[PROBLEM TO SOLVE]: Reproduce the material that follows, please, but only from its first line to the line containing "const curveCoef = [100, 100, 16, 0];", inclusive.

[MATERIAL PROVIDED]:
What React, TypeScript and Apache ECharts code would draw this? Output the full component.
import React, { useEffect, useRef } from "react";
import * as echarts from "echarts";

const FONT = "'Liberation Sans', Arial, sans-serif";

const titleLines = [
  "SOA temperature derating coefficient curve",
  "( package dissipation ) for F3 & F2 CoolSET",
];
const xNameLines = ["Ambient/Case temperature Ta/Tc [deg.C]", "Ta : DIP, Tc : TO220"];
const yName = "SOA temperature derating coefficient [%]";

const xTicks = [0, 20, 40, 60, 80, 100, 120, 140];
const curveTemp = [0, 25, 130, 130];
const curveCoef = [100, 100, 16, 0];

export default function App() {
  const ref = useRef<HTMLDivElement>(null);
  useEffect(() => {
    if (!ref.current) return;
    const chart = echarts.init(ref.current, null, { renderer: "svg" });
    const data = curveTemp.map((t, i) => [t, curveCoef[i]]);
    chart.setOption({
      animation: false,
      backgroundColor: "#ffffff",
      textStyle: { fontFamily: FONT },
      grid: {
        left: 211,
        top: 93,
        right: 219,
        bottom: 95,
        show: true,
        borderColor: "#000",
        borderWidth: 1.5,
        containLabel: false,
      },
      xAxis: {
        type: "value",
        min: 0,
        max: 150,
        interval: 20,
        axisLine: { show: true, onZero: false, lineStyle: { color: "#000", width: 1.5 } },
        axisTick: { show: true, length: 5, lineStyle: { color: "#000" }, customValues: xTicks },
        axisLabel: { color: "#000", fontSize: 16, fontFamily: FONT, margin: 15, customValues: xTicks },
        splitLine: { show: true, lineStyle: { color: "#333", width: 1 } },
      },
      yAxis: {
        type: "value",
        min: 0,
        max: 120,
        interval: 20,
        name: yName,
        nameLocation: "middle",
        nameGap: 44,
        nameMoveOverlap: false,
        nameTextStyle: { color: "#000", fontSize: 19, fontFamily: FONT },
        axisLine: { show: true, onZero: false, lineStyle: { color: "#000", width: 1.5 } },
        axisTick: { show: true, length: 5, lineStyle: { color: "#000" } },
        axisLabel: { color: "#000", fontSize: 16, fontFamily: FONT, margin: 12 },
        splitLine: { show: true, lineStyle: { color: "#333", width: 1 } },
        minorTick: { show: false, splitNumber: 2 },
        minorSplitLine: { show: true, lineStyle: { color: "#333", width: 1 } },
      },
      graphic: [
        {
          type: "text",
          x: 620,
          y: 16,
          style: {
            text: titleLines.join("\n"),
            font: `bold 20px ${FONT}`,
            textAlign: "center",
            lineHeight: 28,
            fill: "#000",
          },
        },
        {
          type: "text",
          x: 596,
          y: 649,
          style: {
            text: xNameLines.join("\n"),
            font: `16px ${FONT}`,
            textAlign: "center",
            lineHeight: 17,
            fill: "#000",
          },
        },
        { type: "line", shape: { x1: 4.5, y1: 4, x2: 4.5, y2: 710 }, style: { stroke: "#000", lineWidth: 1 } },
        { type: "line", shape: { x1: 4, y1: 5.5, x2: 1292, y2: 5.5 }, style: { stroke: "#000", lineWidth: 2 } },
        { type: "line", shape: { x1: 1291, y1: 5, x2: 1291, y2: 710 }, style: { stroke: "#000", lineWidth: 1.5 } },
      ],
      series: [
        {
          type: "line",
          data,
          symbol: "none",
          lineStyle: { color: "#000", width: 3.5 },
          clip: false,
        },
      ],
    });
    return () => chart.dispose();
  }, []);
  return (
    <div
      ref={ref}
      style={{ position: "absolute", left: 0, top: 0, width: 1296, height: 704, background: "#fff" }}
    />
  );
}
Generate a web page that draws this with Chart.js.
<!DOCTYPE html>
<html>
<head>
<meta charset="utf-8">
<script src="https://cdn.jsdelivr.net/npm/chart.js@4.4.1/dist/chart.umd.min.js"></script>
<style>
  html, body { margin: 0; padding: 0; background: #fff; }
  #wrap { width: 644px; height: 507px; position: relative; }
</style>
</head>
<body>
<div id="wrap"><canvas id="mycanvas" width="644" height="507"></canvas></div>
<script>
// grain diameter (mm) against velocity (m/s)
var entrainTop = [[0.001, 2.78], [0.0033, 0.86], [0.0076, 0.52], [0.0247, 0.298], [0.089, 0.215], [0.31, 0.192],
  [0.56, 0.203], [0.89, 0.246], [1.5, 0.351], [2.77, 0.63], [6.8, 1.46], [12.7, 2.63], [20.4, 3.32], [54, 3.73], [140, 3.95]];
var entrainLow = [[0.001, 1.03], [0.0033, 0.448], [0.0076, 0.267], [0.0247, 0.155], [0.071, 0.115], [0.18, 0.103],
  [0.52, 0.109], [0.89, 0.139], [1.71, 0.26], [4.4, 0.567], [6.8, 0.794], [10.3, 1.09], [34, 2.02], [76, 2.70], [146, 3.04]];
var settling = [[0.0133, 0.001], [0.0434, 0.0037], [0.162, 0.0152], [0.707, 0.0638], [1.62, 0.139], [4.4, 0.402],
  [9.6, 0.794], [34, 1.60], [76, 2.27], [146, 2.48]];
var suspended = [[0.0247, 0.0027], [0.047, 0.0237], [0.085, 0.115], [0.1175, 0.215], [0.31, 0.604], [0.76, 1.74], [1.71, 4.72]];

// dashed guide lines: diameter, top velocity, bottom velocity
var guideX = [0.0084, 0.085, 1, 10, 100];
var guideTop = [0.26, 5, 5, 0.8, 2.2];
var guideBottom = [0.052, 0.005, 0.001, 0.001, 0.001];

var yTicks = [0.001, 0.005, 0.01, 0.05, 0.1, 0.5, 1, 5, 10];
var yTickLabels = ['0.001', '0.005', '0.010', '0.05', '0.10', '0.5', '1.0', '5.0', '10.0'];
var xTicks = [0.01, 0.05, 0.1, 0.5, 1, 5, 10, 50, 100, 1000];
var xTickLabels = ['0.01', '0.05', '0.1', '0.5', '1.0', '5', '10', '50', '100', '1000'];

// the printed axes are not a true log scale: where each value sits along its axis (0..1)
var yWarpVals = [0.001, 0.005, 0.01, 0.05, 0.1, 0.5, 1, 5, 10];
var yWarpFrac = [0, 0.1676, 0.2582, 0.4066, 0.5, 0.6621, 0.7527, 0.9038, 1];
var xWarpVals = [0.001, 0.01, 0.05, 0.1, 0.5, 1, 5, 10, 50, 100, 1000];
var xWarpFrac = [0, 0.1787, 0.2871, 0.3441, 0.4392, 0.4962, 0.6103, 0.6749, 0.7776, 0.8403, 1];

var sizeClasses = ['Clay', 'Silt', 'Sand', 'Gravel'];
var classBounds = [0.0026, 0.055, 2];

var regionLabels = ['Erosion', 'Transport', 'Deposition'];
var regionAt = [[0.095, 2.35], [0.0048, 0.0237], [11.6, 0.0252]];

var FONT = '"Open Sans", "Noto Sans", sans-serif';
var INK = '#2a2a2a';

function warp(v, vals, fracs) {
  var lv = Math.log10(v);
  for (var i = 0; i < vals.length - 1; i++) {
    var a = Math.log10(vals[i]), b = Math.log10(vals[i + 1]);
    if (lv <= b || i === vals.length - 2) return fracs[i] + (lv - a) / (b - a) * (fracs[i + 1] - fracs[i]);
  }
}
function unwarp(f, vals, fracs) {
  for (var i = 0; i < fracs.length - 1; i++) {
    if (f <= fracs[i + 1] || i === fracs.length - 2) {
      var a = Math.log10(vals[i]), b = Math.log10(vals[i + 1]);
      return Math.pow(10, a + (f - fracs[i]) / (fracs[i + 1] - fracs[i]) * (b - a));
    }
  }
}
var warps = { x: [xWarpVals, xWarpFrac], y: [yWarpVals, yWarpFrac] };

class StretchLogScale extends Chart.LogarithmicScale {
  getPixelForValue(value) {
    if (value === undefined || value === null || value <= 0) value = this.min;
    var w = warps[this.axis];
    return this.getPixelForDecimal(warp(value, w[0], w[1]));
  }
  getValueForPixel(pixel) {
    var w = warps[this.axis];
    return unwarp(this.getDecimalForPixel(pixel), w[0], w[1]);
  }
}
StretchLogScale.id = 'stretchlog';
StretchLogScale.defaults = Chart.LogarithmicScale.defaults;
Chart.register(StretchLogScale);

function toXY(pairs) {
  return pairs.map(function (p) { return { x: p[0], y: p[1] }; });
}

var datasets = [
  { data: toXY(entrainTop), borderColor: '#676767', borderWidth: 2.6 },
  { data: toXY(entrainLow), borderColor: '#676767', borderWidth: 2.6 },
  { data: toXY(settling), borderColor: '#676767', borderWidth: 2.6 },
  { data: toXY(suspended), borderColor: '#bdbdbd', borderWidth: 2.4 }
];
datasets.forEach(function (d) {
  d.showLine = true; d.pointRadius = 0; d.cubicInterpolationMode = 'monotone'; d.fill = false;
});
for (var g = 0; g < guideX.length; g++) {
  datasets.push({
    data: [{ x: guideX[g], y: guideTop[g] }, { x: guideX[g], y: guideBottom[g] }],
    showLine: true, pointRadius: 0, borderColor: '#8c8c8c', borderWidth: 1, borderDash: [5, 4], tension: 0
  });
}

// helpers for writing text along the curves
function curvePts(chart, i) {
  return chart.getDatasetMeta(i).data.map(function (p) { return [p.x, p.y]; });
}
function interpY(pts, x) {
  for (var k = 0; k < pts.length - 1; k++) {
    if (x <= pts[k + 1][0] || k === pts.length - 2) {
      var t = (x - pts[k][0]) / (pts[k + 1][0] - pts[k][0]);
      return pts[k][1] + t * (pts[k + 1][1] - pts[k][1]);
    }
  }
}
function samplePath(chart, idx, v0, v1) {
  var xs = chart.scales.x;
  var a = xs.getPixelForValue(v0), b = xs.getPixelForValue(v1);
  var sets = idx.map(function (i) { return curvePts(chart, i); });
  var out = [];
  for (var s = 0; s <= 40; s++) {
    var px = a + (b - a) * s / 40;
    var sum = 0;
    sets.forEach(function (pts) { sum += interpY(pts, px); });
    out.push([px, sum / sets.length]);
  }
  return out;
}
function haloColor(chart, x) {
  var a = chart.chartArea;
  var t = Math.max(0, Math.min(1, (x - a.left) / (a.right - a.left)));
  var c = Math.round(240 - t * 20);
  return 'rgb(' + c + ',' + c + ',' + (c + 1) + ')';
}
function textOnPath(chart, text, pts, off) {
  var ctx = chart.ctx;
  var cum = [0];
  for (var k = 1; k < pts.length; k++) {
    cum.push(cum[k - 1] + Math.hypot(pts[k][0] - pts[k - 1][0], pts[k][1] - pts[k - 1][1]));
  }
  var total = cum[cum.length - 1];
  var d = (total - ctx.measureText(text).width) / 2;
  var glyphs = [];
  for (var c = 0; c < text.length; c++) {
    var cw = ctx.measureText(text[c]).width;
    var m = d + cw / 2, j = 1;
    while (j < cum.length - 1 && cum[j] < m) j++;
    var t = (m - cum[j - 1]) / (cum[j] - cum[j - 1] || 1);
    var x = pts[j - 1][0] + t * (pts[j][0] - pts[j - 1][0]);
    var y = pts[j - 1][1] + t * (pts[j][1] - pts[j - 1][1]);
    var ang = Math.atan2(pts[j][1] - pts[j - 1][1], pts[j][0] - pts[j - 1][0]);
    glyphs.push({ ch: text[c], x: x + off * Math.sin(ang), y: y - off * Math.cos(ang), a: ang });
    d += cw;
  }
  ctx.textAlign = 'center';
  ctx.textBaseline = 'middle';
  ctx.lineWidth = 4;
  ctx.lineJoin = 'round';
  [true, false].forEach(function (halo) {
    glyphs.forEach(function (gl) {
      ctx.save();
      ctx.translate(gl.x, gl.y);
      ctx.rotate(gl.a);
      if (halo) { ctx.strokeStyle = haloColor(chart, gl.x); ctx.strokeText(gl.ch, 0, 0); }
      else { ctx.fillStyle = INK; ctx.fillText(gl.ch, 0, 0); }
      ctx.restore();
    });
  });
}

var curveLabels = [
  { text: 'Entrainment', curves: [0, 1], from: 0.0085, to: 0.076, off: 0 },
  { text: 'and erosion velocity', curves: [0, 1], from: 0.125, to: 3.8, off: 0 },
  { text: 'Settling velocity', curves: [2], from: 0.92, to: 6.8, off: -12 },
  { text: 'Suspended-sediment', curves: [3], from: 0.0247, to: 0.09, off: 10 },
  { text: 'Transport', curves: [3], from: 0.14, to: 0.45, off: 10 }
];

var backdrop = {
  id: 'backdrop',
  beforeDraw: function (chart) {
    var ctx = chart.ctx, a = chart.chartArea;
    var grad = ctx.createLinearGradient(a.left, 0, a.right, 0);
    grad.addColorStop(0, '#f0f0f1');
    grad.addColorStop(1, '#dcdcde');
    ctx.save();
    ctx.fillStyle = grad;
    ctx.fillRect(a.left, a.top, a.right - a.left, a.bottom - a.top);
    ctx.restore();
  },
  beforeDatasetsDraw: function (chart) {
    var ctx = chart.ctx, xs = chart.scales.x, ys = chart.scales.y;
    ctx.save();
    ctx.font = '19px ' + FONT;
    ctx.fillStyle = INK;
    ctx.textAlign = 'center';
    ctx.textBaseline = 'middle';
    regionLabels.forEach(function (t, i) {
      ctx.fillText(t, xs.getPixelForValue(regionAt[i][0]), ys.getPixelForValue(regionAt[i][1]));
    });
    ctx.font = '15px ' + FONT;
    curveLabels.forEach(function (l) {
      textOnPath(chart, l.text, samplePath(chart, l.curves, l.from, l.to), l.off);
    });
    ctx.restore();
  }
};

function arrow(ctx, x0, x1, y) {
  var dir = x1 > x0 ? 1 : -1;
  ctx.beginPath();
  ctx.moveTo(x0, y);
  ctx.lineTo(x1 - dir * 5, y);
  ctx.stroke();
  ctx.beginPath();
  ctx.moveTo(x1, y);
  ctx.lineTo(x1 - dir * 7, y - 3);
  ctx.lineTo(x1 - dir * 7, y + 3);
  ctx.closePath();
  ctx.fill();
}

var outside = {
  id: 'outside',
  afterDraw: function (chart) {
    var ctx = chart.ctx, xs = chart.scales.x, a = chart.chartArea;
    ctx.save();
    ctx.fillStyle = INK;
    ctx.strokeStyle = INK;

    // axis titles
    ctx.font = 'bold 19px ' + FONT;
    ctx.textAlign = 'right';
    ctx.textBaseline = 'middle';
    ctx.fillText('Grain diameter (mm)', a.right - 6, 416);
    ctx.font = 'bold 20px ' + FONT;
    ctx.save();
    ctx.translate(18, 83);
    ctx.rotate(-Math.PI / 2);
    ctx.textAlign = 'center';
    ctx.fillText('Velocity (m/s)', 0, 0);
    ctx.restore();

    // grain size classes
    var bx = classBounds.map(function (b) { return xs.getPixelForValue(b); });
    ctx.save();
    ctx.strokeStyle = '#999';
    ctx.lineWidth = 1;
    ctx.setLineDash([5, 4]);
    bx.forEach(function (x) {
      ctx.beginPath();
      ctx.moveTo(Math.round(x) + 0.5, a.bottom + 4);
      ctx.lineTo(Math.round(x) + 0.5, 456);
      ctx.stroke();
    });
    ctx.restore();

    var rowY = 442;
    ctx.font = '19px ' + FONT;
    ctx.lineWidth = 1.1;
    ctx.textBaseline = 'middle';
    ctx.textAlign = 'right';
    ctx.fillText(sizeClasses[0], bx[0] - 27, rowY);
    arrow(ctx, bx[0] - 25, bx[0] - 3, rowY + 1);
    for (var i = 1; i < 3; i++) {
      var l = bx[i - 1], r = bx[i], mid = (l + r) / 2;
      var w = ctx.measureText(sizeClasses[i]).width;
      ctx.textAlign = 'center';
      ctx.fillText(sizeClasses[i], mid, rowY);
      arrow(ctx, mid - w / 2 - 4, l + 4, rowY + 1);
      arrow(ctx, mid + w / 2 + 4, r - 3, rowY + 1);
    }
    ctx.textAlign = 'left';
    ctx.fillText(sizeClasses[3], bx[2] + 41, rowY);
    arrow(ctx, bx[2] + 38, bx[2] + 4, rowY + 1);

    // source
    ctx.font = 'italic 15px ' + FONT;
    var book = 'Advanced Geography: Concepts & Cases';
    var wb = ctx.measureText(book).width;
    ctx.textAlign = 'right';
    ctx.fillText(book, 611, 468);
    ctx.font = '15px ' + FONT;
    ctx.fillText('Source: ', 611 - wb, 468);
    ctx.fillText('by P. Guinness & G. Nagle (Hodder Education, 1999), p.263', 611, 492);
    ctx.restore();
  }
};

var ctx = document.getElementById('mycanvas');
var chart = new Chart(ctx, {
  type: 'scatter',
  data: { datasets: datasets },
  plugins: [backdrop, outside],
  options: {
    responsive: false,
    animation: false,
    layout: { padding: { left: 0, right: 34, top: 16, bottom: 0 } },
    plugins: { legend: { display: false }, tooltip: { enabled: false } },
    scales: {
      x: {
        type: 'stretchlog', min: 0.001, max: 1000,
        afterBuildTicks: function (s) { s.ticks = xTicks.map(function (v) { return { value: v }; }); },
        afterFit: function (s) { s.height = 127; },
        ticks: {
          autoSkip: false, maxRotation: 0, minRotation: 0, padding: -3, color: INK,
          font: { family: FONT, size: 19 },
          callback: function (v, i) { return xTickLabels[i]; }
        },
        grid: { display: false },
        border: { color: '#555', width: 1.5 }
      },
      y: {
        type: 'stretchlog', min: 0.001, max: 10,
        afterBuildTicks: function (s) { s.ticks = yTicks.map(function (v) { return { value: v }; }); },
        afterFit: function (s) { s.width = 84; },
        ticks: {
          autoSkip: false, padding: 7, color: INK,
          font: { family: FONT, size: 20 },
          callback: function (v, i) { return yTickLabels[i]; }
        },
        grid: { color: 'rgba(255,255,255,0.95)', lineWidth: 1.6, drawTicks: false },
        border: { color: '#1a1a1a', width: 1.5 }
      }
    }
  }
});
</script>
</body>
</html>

[WRITTEN REPLY]:
What React, TypeScript and Apache ECharts code would draw this? Output the full component.
import React, { useEffect, useRef } from "react";
import * as echarts from "echarts";

const FONT = "'Liberation Sans', Arial, sans-serif";

const titleLines = [
  "SOA temperature derating coefficient curve",
  "( package dissipation ) for F3 & F2 CoolSET",
];
const xNameLines = ["Ambient/Case temperature Ta/Tc [deg.C]", "Ta : DIP, Tc : TO220"];
const yName = "SOA temperature derating coefficient [%]";

const xTicks = [0, 20, 40, 60, 80, 100, 120, 140];
const curveTemp = [0, 25, 130, 130];
const curveCoef = [100, 100, 16, 0];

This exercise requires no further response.